為更好地發展村集體經濟就需要一個明晰的產權做保障,而當前集體經濟產權不明晰的情況普遍存在于大部分地方行政村中。第一,主體缺位:農村集體資產是集體所有,但是因多次撤村并社、撤鄉并鎮的影響下,致使農村集體界限變得比較模糊,且一些行政村的機體經濟組織職能多由村委會代行。第二,成員不明:當前,隨著村社的日益合并與人口變遷,進而很難明確誰享有經濟組織成員的資格。第三,份額不清:當前,農村集體是一種“共同所有”的關系,很難明確集體經濟組織成員所占有的集體經濟組織資產,相應地不利于壯大集體經濟的發展。
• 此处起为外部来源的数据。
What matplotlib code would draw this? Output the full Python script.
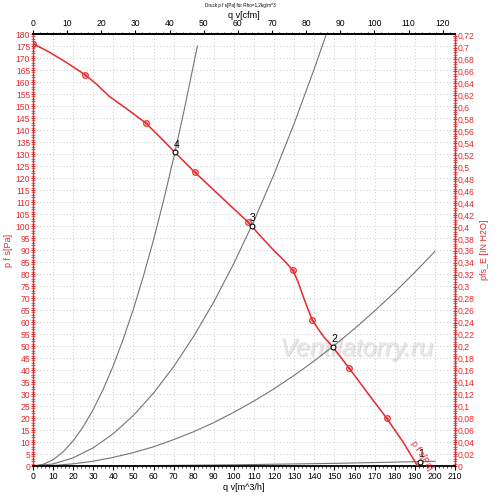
import matplotlib.pyplot as plt
import matplotlib.ticker as mticker
import matplotlib.patheffects as pe

plt.rcParams['font.family'] = ['Liberation Sans', 'DejaVu Sans']

# fan curve p f s [Pa] vs q v [m^3/h]
fan_q = [0, 8, 15, 26, 32, 38, 47, 56, 63, 70.6, 80.4, 94, 106.8, 113, 119.6, 124.5,
         129.4, 132, 134.5, 137, 139, 142, 145, 149.1, 157.4, 166, 176, 184, 191.4]
fan_p = [176, 172.5, 169, 163, 158.8, 154, 148.6, 143, 137.2, 130.7, 122.5, 111.8, 101.8,
         96, 90, 86, 81.5, 76.5, 70.5, 65, 60.8, 57, 53.5, 49.7, 40.7, 31, 19.9, 10.2, 0]
mark_q = [0, 26, 56, 80.4, 106.8, 129.4, 139, 157.4, 176]
mark_p = [176, 163, 143, 122.5, 101.8, 81.5, 60.8, 40.7, 19.9]

# system curves
sys4_q = [0, 5, 10, 15, 20, 25, 30, 35, 40, 45, 50, 55, 60, 65, 70, 75, 80, 81.8]
sys4_p = [0, 0.66, 2.6, 5.9, 10.5, 16.4, 23.6, 32.1, 41.9, 53.1, 65.5, 79.3, 94.3, 110.7, 128.4, 147.4, 167.7, 175]
sys3_q = [0, 10, 20, 30, 40, 50, 60, 70, 80, 90, 100, 110, 120, 130, 140, 146]
sys3_p = [0, 0.85, 3.4, 7.6, 13.5, 21.1, 30.4, 41.4, 54.1, 68.4, 84.5, 102.2, 121.7, 142.8, 165.6, 180]
sys2_q = [0, 10, 20, 30, 40, 50, 60, 70, 80, 90, 100, 110, 120, 130, 140, 150, 160, 170, 180, 190, 200]
sys2_p = [0, 0.2, 0.9, 2.0, 3.6, 5.6, 8.0, 11.0, 14.3, 18.1, 22.4, 27.1, 32.2, 37.8, 43.8, 50.3, 57.2, 64.6, 72.4, 80.7, 89.4]
sys1_q = [0, 50, 100, 150, 200]
sys1_p = [0, 0.12, 0.49, 1.1, 1.96]

# operating points
op_labels = ['1', '2', '3', '4']
op_q = [192.5, 149.1, 108.8, 70.6]
op_p = [1.8, 49.7, 100, 130.7]

RED = '#e8282b'
GREY = '#747474'
TICK_FS = 6.2

fig = plt.figure(figsize=(5.0, 4.98), dpi=100)
ax = fig.add_axes([33 / 500, 32 / 498, 422 / 500, 432 / 498])

ax.set_xlim(0, 210)
ax.set_ylim(0, 180)

for q, p in [(sys4_q, sys4_p), (sys3_q, sys3_p), (sys2_q, sys2_p), (sys1_q, sys1_p)]:
    ax.plot(q, p, color=GREY, lw=0.8, zorder=2)

ax.plot(fan_q, fan_p, color=RED, lw=1.1, zorder=3)
ax.plot(mark_q, mark_p, ls='none', marker='o', ms=4, mfc='none', mec=RED, mew=0.9, zorder=4)
ax.plot(mark_q, mark_p, ls='none', marker='.', ms=1.5, color=RED, zorder=4)

ax.plot(op_q, op_p, ls='none', marker='o', ms=3.5, mfc='white', mec='black', mew=0.8, zorder=5)
for lab, q, p in zip(op_labels, op_q, op_p):
    ax.annotate(lab, (q, p), xytext=(1, 2), textcoords='offset points',
                fontsize=7.5, color='black', ha='center', va='bottom', zorder=6)

ax.text(193.5, 4.5, 'p f s[Pa]', color=RED, fontsize=6.5, rotation=-57,
        ha='center', va='center', zorder=6)

# watermark
ax.text(161, 49, 'Ventilatorry.ru', color='#e8e8e8', fontsize=18, style='italic',
        ha='center', va='center', zorder=1,
        path_effects=[pe.withSimplePatchShadow(offset=(1, -1), shadow_rgbFace='#b0b0b0',
                                               alpha=0.4)])

# grid
ax.xaxis.set_major_locator(mticker.MultipleLocator(10))
ax.xaxis.set_minor_locator(mticker.MultipleLocator(2))
ax.yaxis.set_major_locator(mticker.MultipleLocator(5))
ax.yaxis.set_minor_locator(mticker.MultipleLocator(1))
ax.grid(True, which='major', color='#b8b8b8', lw=0.6, ls=(0, (1, 3)))

# spines
for s in ['top', 'bottom']:
    ax.spines[s].set_color('black')
    ax.spines[s].set_linewidth(1.3)
for s in ['left', 'right']:
    ax.spines[s].set_color(RED)
    ax.spines[s].set_linewidth(1.0)

ax.tick_params(axis='x', which='major', length=3, width=0.8, labelsize=TICK_FS, pad=1.5)
ax.tick_params(axis='x', which='minor', length=1.5, width=0.5)
ax.tick_params(axis='y', which='major', length=3, width=0.8, direction='inout',
               colors=RED, labelsize=TICK_FS, pad=0.5)
ax.tick_params(axis='y', which='minor', length=2.5, width=0.5, direction='inout', colors=RED)
ax.set_xlabel('q v[m^3/h]', fontsize=6.5, labelpad=1.5)
ax.set_ylabel('p f s[Pa]', fontsize=6.5, color=RED, labelpad=2)

# top axis in cfm
top = ax.secondary_xaxis('top', functions=(lambda q: q / 1.699, lambda c: c * 1.699))
top.xaxis.set_major_locator(mticker.MultipleLocator(10))
top.xaxis.set_minor_locator(mticker.MultipleLocator(2))
top.tick_params(which='major', length=3, width=0.8, labelsize=TICK_FS, pad=1.5)
top.tick_params(which='minor', length=1.5, width=0.5)
top.set_xlabel('q v[cfm]', fontsize=6.5, labelpad=0.5)
top.spines['top'].set_linewidth(1.3)

# right axis in inches of water
right = ax.secondary_yaxis('right', functions=(lambda p: p / 249.09, lambda w: w * 249.09))
right.yaxis.set_major_locator(mticker.MultipleLocator(0.02))
right.yaxis.set_minor_locator(mticker.MultipleLocator(0.004))
right.yaxis.set_major_formatter(
    mticker.FuncFormatter(lambda v, pos: ('%g' % round(v, 2)).replace('.', ',')))
right.tick_params(which='major', length=3, width=0.8, direction='inout', colors=RED,
                  labelsize=TICK_FS, pad=0.5)
right.tick_params(which='minor', length=2.5, width=0.5, direction='inout', colors=RED)
right.spines['right'].set_color(RED)
right.set_ylabel('pfs_E [IN H2O]', fontsize=6.5, color=RED, labelpad=4)

fig.text(0.48, 1 - 5 / 498, 'Druck p f s[Pa] für Rho=1,2kg/m^3', fontsize=3.3,
         ha='center', va='center')

fig.savefig('out.png', dpi=100)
中西部地區,內生集體經濟發展條件不足,集體經濟薄弱極具歷史性與結構性。近幾年,隨著集體經濟收入的增長,在政府的推動下能夠轉化各級財政投入為集體“經營性收入”,但是這在資源下鄉背景下很難成為鄉村振興的重點,具體在哪里需要在農業稅費改革以后國家推動的鄉村治理轉型中找答案[4]。
在資源大規模下鄉和城鄉關系變動背景下,從根本上改變了鄉村治理的經濟基礎。在改革農業稅費以后,迅速啟動了城鄉統籌戰略,國家與農民之間的關系也從逐漸地汲取逐漸向反哺來轉變,主要表現為下鄉資源日益增加,財政向農村的投入規模不斷增長。基層干部普遍反映村級并不缺錢,很少指望發展集體經濟來解決“三農”問題。根據基層經驗可知,資源下鄉有助于促進基層治理體系的形成,以此可以高效地利用資源。
典型村莊治理主要借助兩個層面的資源、制度安排。村級運轉資金多由地方財政提供,如村干部工資、村級辦公費,兩者具有高度制度化,能夠提供堅實的經濟基礎來穩定村級組織。在一些發達地區的村莊,村干部隊伍的維持通常需要100萬以上的費用,中西部地區則大約用15~20萬元,村干部大約有3~5名。
村集體利用下鄉資源來進一步增強村莊治理能力,在一定程度上能夠充分滿足發展壯大集體經濟的根本目標,但是集體經濟的壯大發展簡單地增加集體經濟收入,而具有的治理內涵極其豐富。集體經濟在理論上主要存在兩種實現方式,一種通過發展集體經濟來增加集體經濟收入,實現產業經濟、“地租經濟”的協同發展;另一種就在于立足于家庭承包經營進一步提高村集體的“統一經營”能力,對農村現有的雙層經營體制(統分結合)進行不斷完善。
綜上所述,為更好地研究集體經濟發展,就需要強化其總體情況等方面的研究,對其背后的“內生發展”理論預設進行深入的反思。當前,在中西部農村地區,改革集體產權制度作為一項政治任務,其在理論角度上并不能促進集體經濟的發展,而在充分市場化條件下需要結合區域經濟條件來發展集體經濟,以此能夠幫助政府在改革集體產權制度上形成各種路徑。而中西部地區的地方政府為改革集體產權制度就必須進行變通,并為集體經濟的發展提供充足的財政資金。